■ **RECORD EXCERPTS**:
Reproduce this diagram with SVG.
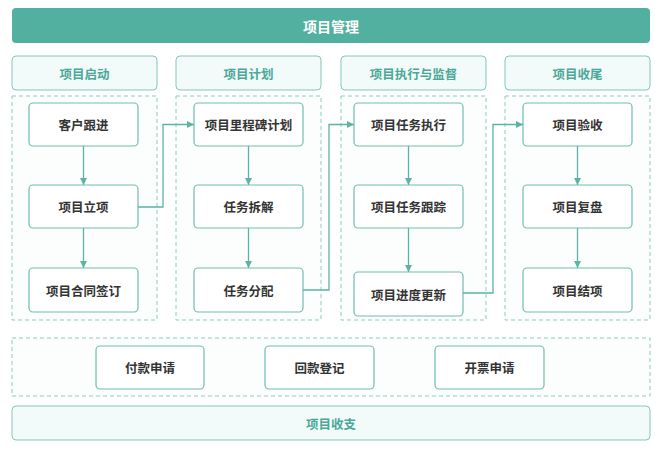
<svg xmlns="http://www.w3.org/2000/svg" width="660" height="453" viewBox="0 0 660 453">
<style>
text{font-family:"Noto Sans CJK SC","Noto Sans",sans-serif;font-weight:bold;text-anchor:middle;dominant-baseline:central}
.node rect{fill:#fff;stroke:#6fbdb0;stroke-width:1.2}
.node text{fill:#333;font-size:12.5px}
.hdr rect{fill:#f2fafa;stroke:#82c7bb;stroke-width:1}
.hdr text{fill:#4ba898;font-size:12.5px}
.box{fill:#fcfefe;stroke:#8ccbc0;stroke-width:1;stroke-dasharray:4 3}
.conn{fill:none;stroke:#5cb3a4;stroke-width:1.3}
</style>
<defs>
<marker id="arr" viewBox="0 0 10 10" refX="10" refY="5" markerWidth="7" markerHeight="7" markerUnits="userSpaceOnUse" orient="auto">
<path d="M0,0L10,5L0,10z" fill="#5cb3a4"/>
</marker>
</defs>
<rect width="660" height="453" fill="#fff"/>
<g id="banner">
<rect x="12" y="8" width="638" height="35" rx="4" fill="#52b0a0"/>
<text x="331" y="26" fill="#fff" font-size="14">项目管理</text>
</g>
<g id="phase1" class="hdr"><rect x="12" y="56" width="145" height="34" rx="4"/><text x="84.5" y="73">项目启动</text></g>
<g id="phase2" class="hdr"><rect x="176" y="56" width="145" height="34" rx="4"/><text x="248.5" y="73">项目计划</text></g>
<g id="phase3" class="hdr"><rect x="341" y="56" width="145" height="34" rx="4"/><text x="413.5" y="73">项目执行与监督</text></g>
<g id="phase4" class="hdr"><rect x="505" y="56" width="145" height="34" rx="4"/><text x="577.5" y="73">项目收尾</text></g>
<g id="containers">
<rect class="box" x="12" y="96" width="145" height="224"/>
<rect class="box" x="176" y="96" width="145" height="224"/>
<rect class="box" x="341" y="96" width="145" height="224"/>
<rect class="box" x="505" y="96" width="145" height="224"/>
<rect class="box" x="12" y="338" width="638" height="58"/>
</g>
<g id="n1" class="node"><rect x="29" y="103" width="109" height="43" rx="4"/><text x="83.5" y="124.5">客户跟进</text></g>
<g id="n2" class="node"><rect x="29" y="185" width="109" height="43" rx="4"/><text x="83.5" y="206.5">项目立项</text></g>
<g id="n3" class="node"><rect x="29" y="268" width="109" height="44" rx="4"/><text x="83.5" y="290">项目合同签订</text></g>
<g id="n4" class="node"><rect x="194" y="103" width="109" height="43" rx="4"/><text x="248.5" y="124.5">项目里程碑计划</text></g>
<g id="n5" class="node"><rect x="194" y="185" width="109" height="43" rx="4"/><text x="248.5" y="206.5">任务拆解</text></g>
<g id="n6" class="node"><rect x="194" y="268" width="109" height="44" rx="4"/><text x="248.5" y="290">任务分配</text></g>
<g id="n7" class="node"><rect x="354" y="103" width="109" height="43" rx="4"/><text x="408.5" y="124.5">项目任务执行</text></g>
<g id="n8" class="node"><rect x="354" y="185" width="109" height="43" rx="4"/><text x="408.5" y="206.5">项目任务跟踪</text></g>
<g id="n9" class="node"><rect x="354" y="272" width="109" height="44" rx="4"/><text x="408.5" y="294">项目进度更新</text></g>
<g id="n10" class="node"><rect x="523" y="103" width="109" height="43" rx="4"/><text x="577.5" y="124.5">项目验收</text></g>
<g id="n11" class="node"><rect x="523" y="185" width="109" height="43" rx="4"/><text x="577.5" y="206.5">项目复盘</text></g>
<g id="n12" class="node"><rect x="523" y="268" width="109" height="44" rx="4"/><text x="577.5" y="290">项目结项</text></g>
<g id="n13" class="node"><rect x="96" y="346" width="108" height="43" rx="4"/><text x="150" y="367.5">付款申请</text></g>
<g id="n14" class="node"><rect x="265" y="346" width="109" height="43" rx="4"/><text x="319.5" y="367.5">回款登记</text></g>
<g id="n15" class="node"><rect x="435" y="346" width="109" height="43" rx="4"/><text x="489.5" y="367.5">开票申请</text></g>
<g id="footer" class="hdr"><rect x="12" y="406" width="638" height="34" rx="4"/><text x="331" y="423">项目收支</text></g>
<g id="connectors">
<path class="conn" d="M83.5,146V185" marker-end="url(#arr)"/>
<path class="conn" d="M83.5,228V268" marker-end="url(#arr)"/>
<path class="conn" d="M248.5,146V185" marker-end="url(#arr)"/>
<path class="conn" d="M248.5,228V268" marker-end="url(#arr)"/>
<path class="conn" d="M408.5,146V185" marker-end="url(#arr)"/>
<path class="conn" d="M408.5,228V272" marker-end="url(#arr)"/>
<path class="conn" d="M577.5,146V185" marker-end="url(#arr)"/>
<path class="conn" d="M577.5,228V268" marker-end="url(#arr)"/>
<path class="conn" d="M138,207H163V124.5H194" marker-end="url(#arr)"/>
<path class="conn" d="M303,290H329V124.5H354" marker-end="url(#arr)"/>
<path class="conn" d="M463,293H493V124.5H523" marker-end="url(#arr)"/>
</g>
</svg>
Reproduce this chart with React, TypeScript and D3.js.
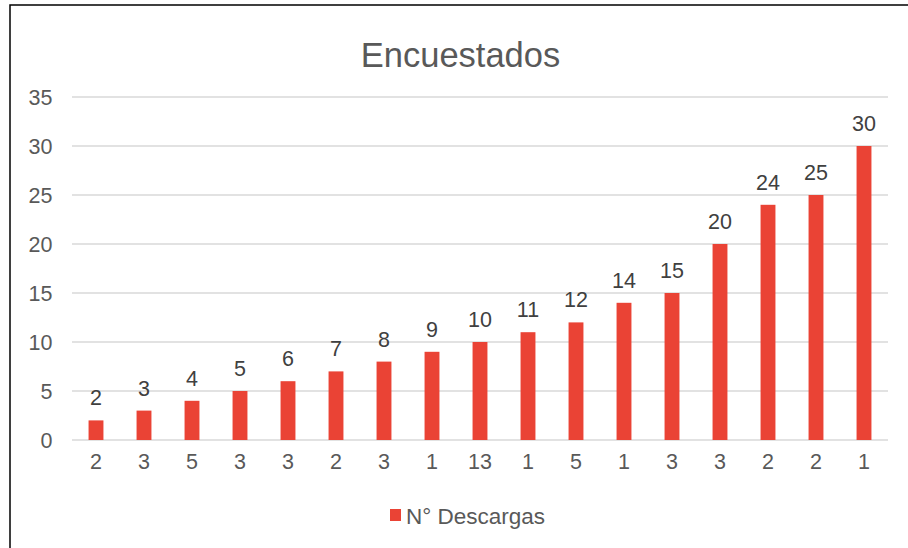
import React from "react";
import * as d3 from "d3";

const categories = ["2","3","5","3","3","2","3","1","13","1","5","1","3","3","2","2","1"];
const values = [2,3,4,5,6,7,8,9,10,11,12,14,15,20,24,25,30];
const yTicks = [0,5,10,15,20,25,30,35];
const seriesName = "N° Descargas";
const title = "Encuestados";

export default function App() {
  const W = 908, H = 548;
  const left = 72, right = 888, top = 97, bottom = 440;
  const x = d3.scaleBand<number>().domain(d3.range(categories.length)).range([left, right]).paddingInner(0.69).paddingOuter(0.345);
  const y = d3.scaleLinear().domain([0, 35]).range([bottom, top]);
  const red = "#EA4335";
  const gray = "#595959";
  const font = "Liberation Sans, Arial, sans-serif";
  const fs = 21.5;
  return (
    <svg width={W} height={H} style={{ position: "absolute", left: 0, top: 0, background: "#fff" }} fontFamily={font}>
      <rect x={0} y={0} width={W} height={H} fill="#fff" />
      <rect x={10} y={5} width={W + 10} height={H + 10} fill="none" stroke="#000" strokeWidth={1.5} />
      <text x={460.5} y={67} textAnchor="middle" fontSize={34.5} fill={gray}>{title}</text>
      {yTicks.map(t => (
        <g key={t}>
          <line x1={left} x2={right} y1={y(t)} y2={y(t)} stroke="#d9d9d9" strokeWidth={1.5} />
          <text x={52.5} y={y(t) + 8} textAnchor="end" fontSize={fs} fill={gray}>{t}</text>
        </g>
      ))}
      {values.map((v, i) => (
        <g key={i}>
          <rect x={x(i)} y={y(v)} width={x.bandwidth()} height={y(0) - y(v)} fill={red} />
          <text x={(x(i) as number) + x.bandwidth() / 2} y={y(v) - 15} textAnchor="middle" fontSize={fs} fill="#404040">{v}</text>
          <text x={(x(i) as number) + x.bandwidth() / 2} y={469} textAnchor="middle" fontSize={fs} fill={gray}>{categories[i]}</text>
        </g>
      ))}
      <rect x={390} y={509} width={11} height={12} fill={red} />
      <text x={406} y={524} fontSize={22.5} fill={gray}>{seriesName}</text>
    </svg>
  );
}
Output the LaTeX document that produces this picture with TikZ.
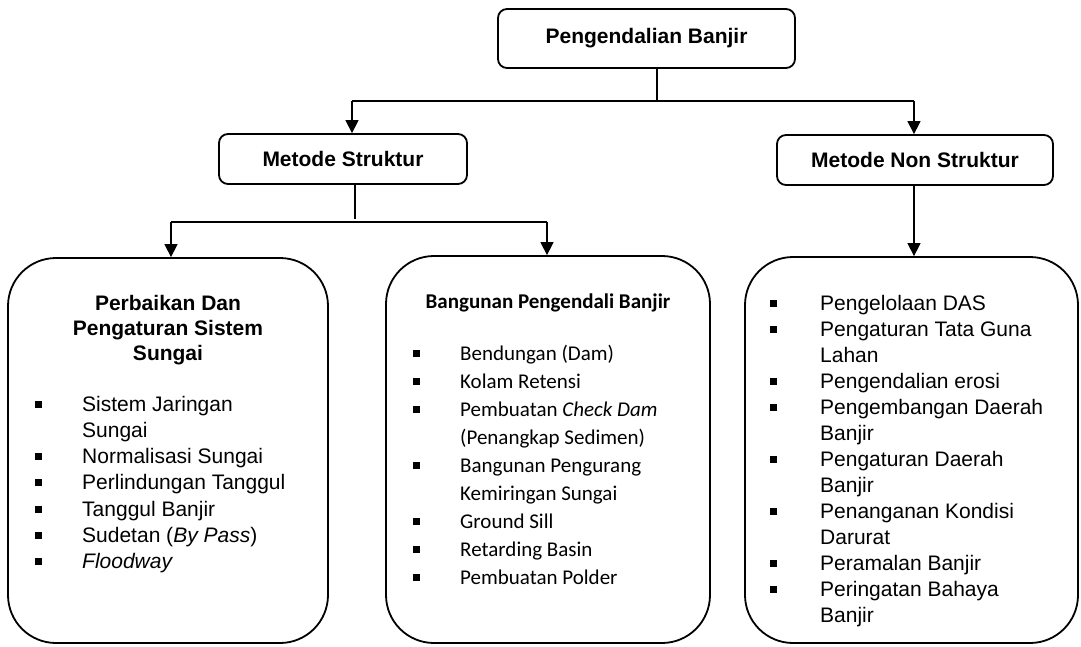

■ **EXERCISE**: Your task is to reproduce all of the material exactly. The pictures stay out.

■ **EXERCISE SOLUTION**:
Reproduce this diagram with SVG.
<svg xmlns="http://www.w3.org/2000/svg" width="660" height="453" viewBox="0 0 660 453">
<style>
text{font-family:"Noto Sans CJK SC","Noto Sans",sans-serif;font-weight:bold;text-anchor:middle;dominant-baseline:central}
.node rect{fill:#fff;stroke:#6fbdb0;stroke-width:1.2}
.node text{fill:#333;font-size:12.5px}
.hdr rect{fill:#f2fafa;stroke:#82c7bb;stroke-width:1}
.hdr text{fill:#4ba898;font-size:12.5px}
.box{fill:#fcfefe;stroke:#8ccbc0;stroke-width:1;stroke-dasharray:4 3}
.conn{fill:none;stroke:#5cb3a4;stroke-width:1.3}
</style>
<defs>
<marker id="arr" viewBox="0 0 10 10" refX="10" refY="5" markerWidth="7" markerHeight="7" markerUnits="userSpaceOnUse" orient="auto">
<path d="M0,0L10,5L0,10z" fill="#5cb3a4"/>
</marker>
</defs>
<rect width="660" height="453" fill="#fff"/>
<g id="banner">
<rect x="12" y="8" width="638" height="35" rx="4" fill="#52b0a0"/>
<text x="331" y="26" fill="#fff" font-size="14">项目管理</text>
</g>
<g id="phase1" class="hdr"><rect x="12" y="56" width="145" height="34" rx="4"/><text x="84.5" y="73">项目启动</text></g>
<g id="phase2" class="hdr"><rect x="176" y="56" width="145" height="34" rx="4"/><text x="248.5" y="73">项目计划</text></g>
<g id="phase3" class="hdr"><rect x="341" y="56" width="145" height="34" rx="4"/><text x="413.5" y="73">项目执行与监督</text></g>
<g id="phase4" class="hdr"><rect x="505" y="56" width="145" height="34" rx="4"/><text x="577.5" y="73">项目收尾</text></g>
<g id="containers">
<rect class="box" x="12" y="96" width="145" height="224"/>
<rect class="box" x="176" y="96" width="145" height="224"/>
<rect class="box" x="341" y="96" width="145" height="224"/>
<rect class="box" x="505" y="96" width="145" height="224"/>
<rect class="box" x="12" y="338" width="638" height="58"/>
</g>
<g id="n1" class="node"><rect x="29" y="103" width="109" height="43" rx="4"/><text x="83.5" y="124.5">客户跟进</text></g>
<g id="n2" class="node"><rect x="29" y="185" width="109" height="43" rx="4"/><text x="83.5" y="206.5">项目立项</text></g>
<g id="n3" class="node"><rect x="29" y="268" width="109" height="44" rx="4"/><text x="83.5" y="290">项目合同签订</text></g>
<g id="n4" class="node"><rect x="194" y="103" width="109" height="43" rx="4"/><text x="248.5" y="124.5">项目里程碑计划</text></g>
<g id="n5" class="node"><rect x="194" y="185" width="109" height="43" rx="4"/><text x="248.5" y="206.5">任务拆解</text></g>
<g id="n6" class="node"><rect x="194" y="268" width="109" height="44" rx="4"/><text x="248.5" y="290">任务分配</text></g>
<g id="n7" class="node"><rect x="354" y="103" width="109" height="43" rx="4"/><text x="408.5" y="124.5">项目任务执行</text></g>
<g id="n8" class="node"><rect x="354" y="185" width="109" height="43" rx="4"/><text x="408.5" y="206.5">项目任务跟踪</text></g>
<g id="n9" class="node"><rect x="354" y="272" width="109" height="44" rx="4"/><text x="408.5" y="294">项目进度更新</text></g>
<g id="n10" class="node"><rect x="523" y="103" width="109" height="43" rx="4"/><text x="577.5" y="124.5">项目验收</text></g>
<g id="n11" class="node"><rect x="523" y="185" width="109" height="43" rx="4"/><text x="577.5" y="206.5">项目复盘</text></g>
<g id="n12" class="node"><rect x="523" y="268" width="109" height="44" rx="4"/><text x="577.5" y="290">项目结项</text></g>
<g id="n13" class="node"><rect x="96" y="346" width="108" height="43" rx="4"/><text x="150" y="367.5">付款申请</text></g>
<g id="n14" class="node"><rect x="265" y="346" width="109" height="43" rx="4"/><text x="319.5" y="367.5">回款登记</text></g>
<g id="n15" class="node"><rect x="435" y="346" width="109" height="43" rx="4"/><text x="489.5" y="367.5">开票申请</text></g>
<g id="footer" class="hdr"><rect x="12" y="406" width="638" height="34" rx="4"/><text x="331" y="423">项目收支</text></g>
<g id="connectors">
<path class="conn" d="M83.5,146V185" marker-end="url(#arr)"/>
<path class="conn" d="M83.5,228V268" marker-end="url(#arr)"/>
<path class="conn" d="M248.5,146V185" marker-end="url(#arr)"/>
<path class="conn" d="M248.5,228V268" marker-end="url(#arr)"/>
<path class="conn" d="M408.5,146V185" marker-end="url(#arr)"/>
<path class="conn" d="M408.5,228V272" marker-end="url(#arr)"/>
<path class="conn" d="M577.5,146V185" marker-end="url(#arr)"/>
<path class="conn" d="M577.5,228V268" marker-end="url(#arr)"/>
<path class="conn" d="M138,207H163V124.5H194" marker-end="url(#arr)"/>
<path class="conn" d="M303,290H329V124.5H354" marker-end="url(#arr)"/>
<path class="conn" d="M463,293H493V124.5H523" marker-end="url(#arr)"/>
</g>
</svg>
Reproduce this chart with React, TypeScript and D3.js.
import React from "react";
import * as d3 from "d3";

const categories = ["2","3","5","3","3","2","3","1","13","1","5","1","3","3","2","2","1"];
const values = [2,3,4,5,6,7,8,9,10,11,12,14,15,20,24,25,30];
const yTicks = [0,5,10,15,20,25,30,35];
const seriesName = "N° Descargas";
const title = "Encuestados";

export default function App() {
  const W = 908, H = 548;
  const left = 72, right = 888, top = 97, bottom = 440;
  const x = d3.scaleBand<number>().domain(d3.range(categories.length)).range([left, right]).paddingInner(0.69).paddingOuter(0.345);
  const y = d3.scaleLinear().domain([0, 35]).range([bottom, top]);
  const red = "#EA4335";
  const gray = "#595959";
  const font = "Liberation Sans, Arial, sans-serif";
  const fs = 21.5;
  return (
    <svg width={W} height={H} style={{ position: "absolute", left: 0, top: 0, background: "#fff" }} fontFamily={font}>
      <rect x={0} y={0} width={W} height={H} fill="#fff" />
      <rect x={10} y={5} width={W + 10} height={H + 10} fill="none" stroke="#000" strokeWidth={1.5} />
      <text x={460.5} y={67} textAnchor="middle" fontSize={34.5} fill={gray}>{title}</text>
      {yTicks.map(t => (
        <g key={t}>
          <line x1={left} x2={right} y1={y(t)} y2={y(t)} stroke="#d9d9d9" strokeWidth={1.5} />
          <text x={52.5} y={y(t) + 8} textAnchor="end" fontSize={fs} fill={gray}>{t}</text>
        </g>
      ))}
      {values.map((v, i) => (
        <g key={i}>
          <rect x={x(i)} y={y(v)} width={x.bandwidth()} height={y(0) - y(v)} fill={red} />
          <text x={(x(i) as number) + x.bandwidth() / 2} y={y(v) - 15} textAnchor="middle" fontSize={fs} fill="#404040">{v}</text>
          <text x={(x(i) as number) + x.bandwidth() / 2} y={469} textAnchor="middle" fontSize={fs} fill={gray}>{categories[i]}</text>
        </g>
      ))}
      <rect x={390} y={509} width={11} height={12} fill={red} />
      <text x={406} y={524} fontSize={22.5} fill={gray}>{seriesName}</text>
    </svg>
  );
}
Output the LaTeX document that produces this picture with TikZ.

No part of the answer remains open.